▶ [Task statement] Only the pictures are omitted; repeat all other data exactly.

------------------------------------

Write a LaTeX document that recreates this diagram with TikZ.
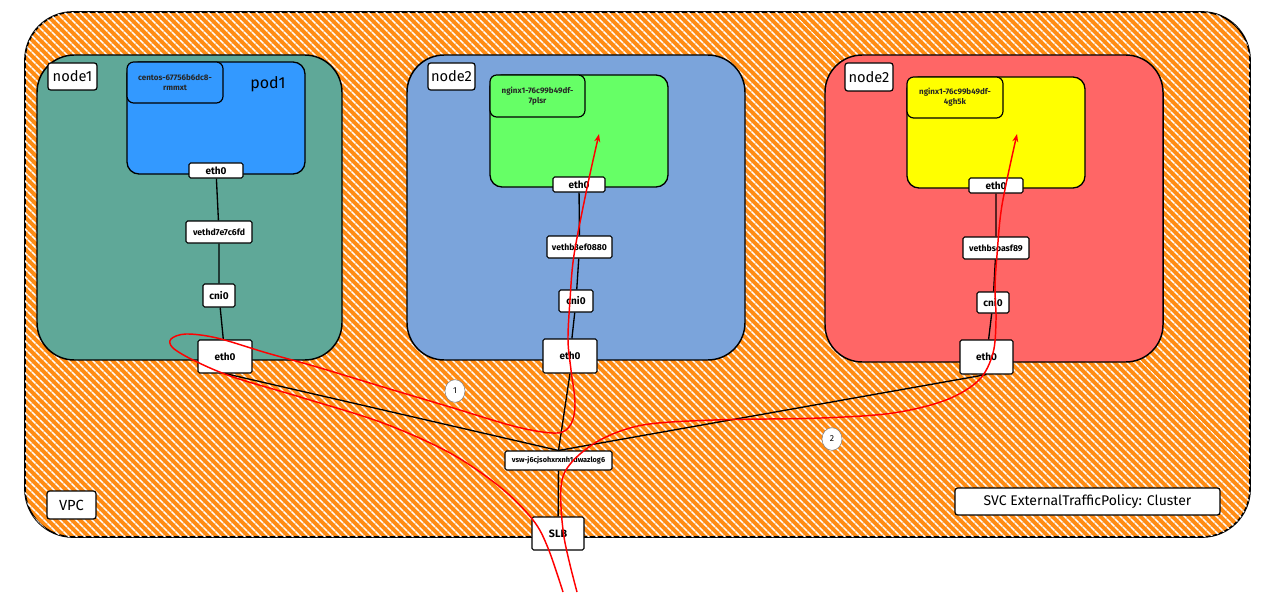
\documentclass[tikz,border=0pt]{standalone}
\usepackage{fontspec}
\setmainfont{Fira Sans}
\usetikzlibrary{patterns.meta,arrows.meta,shapes.geometric}
\definecolor{vpcorange}{RGB}{255,140,20}
\definecolor{tealc}{RGB}{95,168,152}
\definecolor{bluec}{RGB}{123,164,219}
\definecolor{redc}{RGB}{255,102,102}
\definecolor{podbluec}{RGB}{51,153,255}
\definecolor{greenc}{RGB}{102,255,102}
\definecolor{yellowc}{RGB}{255,255,0}
\tikzset{
  vpcbox/.style={draw=black, line width=1.3pt, rounded corners=36pt, fill=vpcorange,
    postaction={pattern={Lines[angle=-45,distance=4pt,line width=1.25pt]}, pattern color=white}},
  nbox/.style={draw=black, line width=1.1pt, rounded corners=28pt, inner sep=0pt},
  podbox/.style={draw=black, line width=1pt, rounded corners=9pt, inner sep=0pt},
  podlab/.style={draw=black, line width=0.9pt, rounded corners=5pt, inner sep=0pt, align=center,
    font=\fontsize{6}{7.5}\selectfont\bfseries, text=black!85},
  ifbox/.style={draw=black, fill=white, line width=0.8pt, rounded corners=1.2pt, inner sep=0pt,
    font=\fontsize{7.5}{8}\selectfont\bfseries},
  vethbox/.style={ifbox, font=\fontsize{6.5}{7}\selectfont\bfseries},
  tagbox/.style={draw=black, fill=white, line width=0.9pt, rounded corners=2pt, inner sep=0pt,
    font=\fontsize{11}{12}\selectfont},
  wire/.style={draw=black, line width=1pt},
  route/.style={draw=red, line width=1.1pt, -{Stealth[length=6pt,width=4.5pt]}},
  numc/.style={ellipse, draw=gray, fill=white, inner sep=0pt, minimum width=15pt, minimum height=17pt,
    font=\fontsize{6.5}{7}\selectfont}
}
% #1 style, #2 name, #3 x1, #4 y1, #5 x2, #6 y2 (pixels), #7 text
\newcommand\mybox[7]{%
  \pgfmathsetmacro\myboxw{(#5-#3)*0.75}%
  \pgfmathsetmacro\myboxh{(#6-#4)*0.75}%
  \node[#1, minimum width=\myboxw pt, minimum height=\myboxh pt] (#2) at ({(#3+#5)/2},{(#4+#6)/2}) {#7};}
\begin{document}
\begin{tikzpicture}[x=0.75pt,y=-0.75pt]
\useasboundingbox (0,0) rectangle (1266,606);
% VPC
\path[vpcbox] (25,12) rectangle (1250,537);
% hosts
\mybox{nbox, fill=tealc}{node1}{37}{55}{342}{360}{}
\mybox{nbox, fill=bluec}{node2}{407}{55}{745}{360}{}
\mybox{nbox, fill=redc}{node3}{825}{55}{1163}{362}{}
% host labels
\mybox{tagbox}{node1lab}{48}{63}{97}{90}{node1}
\mybox{tagbox}{node2lab}{428}{63}{475}{90}{node2}
\mybox{tagbox}{node3lab}{845}{63}{893}{91}{node2}
% pods
\mybox{podbox, fill=podbluec}{pod1}{127}{62}{305}{174}{}
\mybox{podbox, fill=greenc}{pod2}{490}{75}{668}{187}{}
\mybox{podbox, fill=yellowc}{pod3}{907}{77}{1085}{188}{}
\mybox{podlab, fill=podbluec}{pod1lab}{127}{62}{223}{103}{centos-67756b6dc8-\\rmmxt}
\mybox{podlab, fill=greenc}{pod2lab}{490}{75}{585}{117}{nginx1-76c99b49df-\\7plsr}
\mybox{podlab, fill=yellowc}{pod3lab}{907}{77}{1003}{118}{nginx1-76c99b49df-\\4gh5k}
\node[font=\fontsize{12}{13}\selectfont] (pod1name) at (268,84) {pod1};
% interfaces node1
\mybox{ifbox}{p1eth}{189}{163}{243}{178}{eth0}
\mybox{vethbox}{p1veth}{186}{221}{252}{243}{vethd7e7c6fd}
\mybox{ifbox}{p1cni}{203}{284}{235}{307}{cni0}
\mybox{ifbox}{n1eth}{198}{340}{252}{373}{eth0}
% interfaces node2
\mybox{ifbox}{p2eth}{553}{177}{605}{192}{eth0}
\mybox{vethbox}{p2veth}{547}{236}{612}{258}{vethb3ef0880}
\mybox{ifbox}{p2cni}{559}{290}{593}{312}{cni0}
\mybox{ifbox}{n2eth}{543}{339}{597}{373}{eth0}
% interfaces node3
\mybox{ifbox}{p3eth}{969}{178}{1023}{193}{eth0}
\mybox{vethbox}{p3veth}{963}{237}{1029}{259}{vethbsoasf89}
\mybox{ifbox}{p3cni}{977}{292}{1009}{313}{cni0}
\mybox{ifbox}{n3eth}{960}{340}{1013}{374}{eth0}
% vswitch, SLB
\mybox{ifbox, font=\fontsize{5.5}{6}\selectfont\bfseries}{vsw}{505}{451}{612}{470}{vsw-j6cjsohxrxnh1dwazlog6}
\mybox{ifbox, font=\fontsize{8}{9}\selectfont\bfseries}{slb}{532}{517}{584}{550}{SLB}
% tags
\mybox{tagbox}{vpclab}{47}{491}{96}{519}{VPC}
\mybox{tagbox, font=\fontsize{10.5}{12}\selectfont}{svclab}{955}{488}{1220}{515}{SVC ExternalTrafficPolicy: Cluster}
\node[numc] (num1) at (455,391) {1};
\node[numc] (num2) at (832,439) {2};
% wires
\draw[wire] (p1eth) -- (p1veth) -- (p1cni) -- (n1eth);
\draw[wire] (p2eth) -- (p2veth) -- (p2cni) -- (n2eth);
\draw[wire] (p3eth) -- (p3veth) -- (p3cni) -- (n3eth);
\draw[wire] (n1eth.south) -- (vsw.north);
\draw[wire] (n2eth.south) -- (vsw.north);
\draw[wire] (n3eth.south) -- (vsw.north);
\draw[wire] (vsw) -- (slb);
% routes
\coordinate (inA) at (563,592);
\coordinate (tipA) at (599,134);
\coordinate (inB) at (577,592);
\coordinate (tipB) at (1017,134);
\draw[route] plot[smooth, tension=0.55] coordinates {(inA) (548,548) (533,520) (500,487) (450,453) (383,423) (300,397) (233,377) (195,361) (173,348) (171,339) (186,334) (217,338) (267,353) (317,367) (383,387) (450,407) (517,427) (557,433) (571,424) (575,403) (571,370) (568,340) (570,300) (574,255) (587,188) (tipA)};
\draw[route] plot[smooth, tension=0.55] coordinates {(inB) (564,537) (561,487) (571,463) (600,440) (643,425) (714,420) (821,418) (893,413) (946,400) (979,380) (993,353) (996,320) (995,288) (997,255) (1002,205) (tipB)};
\end{tikzpicture}
\end{document}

------------------------------------

▶ [Task answer]
Write a LaTeX document that recreates this diagram with TikZ.
\documentclass[tikz,border=0pt]{standalone}
\usepackage{fontspec}
\setmainfont{Fira Sans}
\usetikzlibrary{patterns.meta,arrows.meta,shapes.geometric}
\definecolor{vpcorange}{RGB}{255,140,20}
\definecolor{tealc}{RGB}{95,168,152}
\definecolor{bluec}{RGB}{123,164,219}
\definecolor{redc}{RGB}{255,102,102}
\definecolor{podbluec}{RGB}{51,153,255}
\definecolor{greenc}{RGB}{102,255,102}
\definecolor{yellowc}{RGB}{255,255,0}
\tikzset{
  vpcbox/.style={draw=black, line width=1.3pt, rounded corners=36pt, fill=vpcorange,
    postaction={pattern={Lines[angle=-45,distance=4pt,line width=1.25pt]}, pattern color=white}},
  nbox/.style={draw=black, line width=1.1pt, rounded corners=28pt, inner sep=0pt},
  podbox/.style={draw=black, line width=1pt, rounded corners=9pt, inner sep=0pt},
  podlab/.style={draw=black, line width=0.9pt, rounded corners=5pt, inner sep=0pt, align=center,
    font=\fontsize{6}{7.5}\selectfont\bfseries, text=black!85},
  ifbox/.style={draw=black, fill=white, line width=0.8pt, rounded corners=1.2pt, inner sep=0pt,
    font=\fontsize{7.5}{8}\selectfont\bfseries},
  vethbox/.style={ifbox, font=\fontsize{6.5}{7}\selectfont\bfseries},
  tagbox/.style={draw=black, fill=white, line width=0.9pt, rounded corners=2pt, inner sep=0pt,
    font=\fontsize{11}{12}\selectfont},
  wire/.style={draw=black, line width=1pt},
  route/.style={draw=red, line width=1.1pt, -{Stealth[length=6pt,width=4.5pt]}},
  numc/.style={ellipse, draw=gray, fill=white, inner sep=0pt, minimum width=15pt, minimum height=17pt,
    font=\fontsize{6.5}{7}\selectfont}
}
% #1 style, #2 name, #3 x1, #4 y1, #5 x2, #6 y2 (pixels), #7 text
\newcommand\mybox[7]{%
  \pgfmathsetmacro\myboxw{(#5-#3)*0.75}%
  \pgfmathsetmacro\myboxh{(#6-#4)*0.75}%
  \node[#1, minimum width=\myboxw pt, minimum height=\myboxh pt] (#2) at ({(#3+#5)/2},{(#4+#6)/2}) {#7};}
\begin{document}
\begin{tikzpicture}[x=0.75pt,y=-0.75pt]
\useasboundingbox (0,0) rectangle (1266,606);
% VPC
\path[vpcbox] (25,12) rectangle (1250,537);
% hosts
\mybox{nbox, fill=tealc}{node1}{37}{55}{342}{360}{}
\mybox{nbox, fill=bluec}{node2}{407}{55}{745}{360}{}
\mybox{nbox, fill=redc}{node3}{825}{55}{1163}{362}{}
% host labels
\mybox{tagbox}{node1lab}{48}{63}{97}{90}{node1}
\mybox{tagbox}{node2lab}{428}{63}{475}{90}{node2}
\mybox{tagbox}{node3lab}{845}{63}{893}{91}{node2}
% pods
\mybox{podbox, fill=podbluec}{pod1}{127}{62}{305}{174}{}
\mybox{podbox, fill=greenc}{pod2}{490}{75}{668}{187}{}
\mybox{podbox, fill=yellowc}{pod3}{907}{77}{1085}{188}{}
\mybox{podlab, fill=podbluec}{pod1lab}{127}{62}{223}{103}{centos-67756b6dc8-\\rmmxt}
\mybox{podlab, fill=greenc}{pod2lab}{490}{75}{585}{117}{nginx1-76c99b49df-\\7plsr}
\mybox{podlab, fill=yellowc}{pod3lab}{907}{77}{1003}{118}{nginx1-76c99b49df-\\4gh5k}
\node[font=\fontsize{12}{13}\selectfont] (pod1name) at (268,84) {pod1};
% interfaces node1
\mybox{ifbox}{p1eth}{189}{163}{243}{178}{eth0}
\mybox{vethbox}{p1veth}{186}{221}{252}{243}{vethd7e7c6fd}
\mybox{ifbox}{p1cni}{203}{284}{235}{307}{cni0}
\mybox{ifbox}{n1eth}{198}{340}{252}{373}{eth0}
% interfaces node2
\mybox{ifbox}{p2eth}{553}{177}{605}{192}{eth0}
\mybox{vethbox}{p2veth}{547}{236}{612}{258}{vethb3ef0880}
\mybox{ifbox}{p2cni}{559}{290}{593}{312}{cni0}
\mybox{ifbox}{n2eth}{543}{339}{597}{373}{eth0}
% interfaces node3
\mybox{ifbox}{p3eth}{969}{178}{1023}{193}{eth0}
\mybox{vethbox}{p3veth}{963}{237}{1029}{259}{vethbsoasf89}
\mybox{ifbox}{p3cni}{977}{292}{1009}{313}{cni0}
\mybox{ifbox}{n3eth}{960}{340}{1013}{374}{eth0}
% vswitch, SLB
\mybox{ifbox, font=\fontsize{5.5}{6}\selectfont\bfseries}{vsw}{505}{451}{612}{470}{vsw-j6cjsohxrxnh1dwazlog6}
\mybox{ifbox, font=\fontsize{8}{9}\selectfont\bfseries}{slb}{532}{517}{584}{550}{SLB}
% tags
\mybox{tagbox}{vpclab}{47}{491}{96}{519}{VPC}
\mybox{tagbox, font=\fontsize{10.5}{12}\selectfont}{svclab}{955}{488}{1220}{515}{SVC ExternalTrafficPolicy: Cluster}
\node[numc] (num1) at (455,391) {1};
\node[numc] (num2) at (832,439) {2};
% wires
\draw[wire] (p1eth) -- (p1veth) -- (p1cni) -- (n1eth);
\draw[wire] (p2eth) -- (p2veth) -- (p2cni) -- (n2eth);
\draw[wire] (p3eth) -- (p3veth) -- (p3cni) -- (n3eth);
\draw[wire] (n1eth.south) -- (vsw.north);
\draw[wire] (n2eth.south) -- (vsw.north);
\draw[wire] (n3eth.south) -- (vsw.north);
\draw[wire] (vsw) -- (slb);
% routes
\coordinate (inA) at (563,592);
\coordinate (tipA) at (599,134);
\coordinate (inB) at (577,592);
\coordinate (tipB) at (1017,134);
\draw[route] plot[smooth, tension=0.55] coordinates {(inA) (548,548) (533,520) (500,487) (450,453) (383,423) (300,397) (233,377) (195,361) (173,348) (171,339) (186,334) (217,338) (267,353) (317,367) (383,387) (450,407) (517,427) (557,433) (571,424) (575,403) (571,370) (568,340) (570,300) (574,255) (587,188) (tipA)};
\draw[route] plot[smooth, tension=0.55] coordinates {(inB) (564,537) (561,487) (571,463) (600,440) (643,425) (714,420) (821,418) (893,413) (946,400) (979,380) (993,353) (996,320) (995,288) (997,255) (1002,205) (tipB)};
\end{tikzpicture}
\end{document}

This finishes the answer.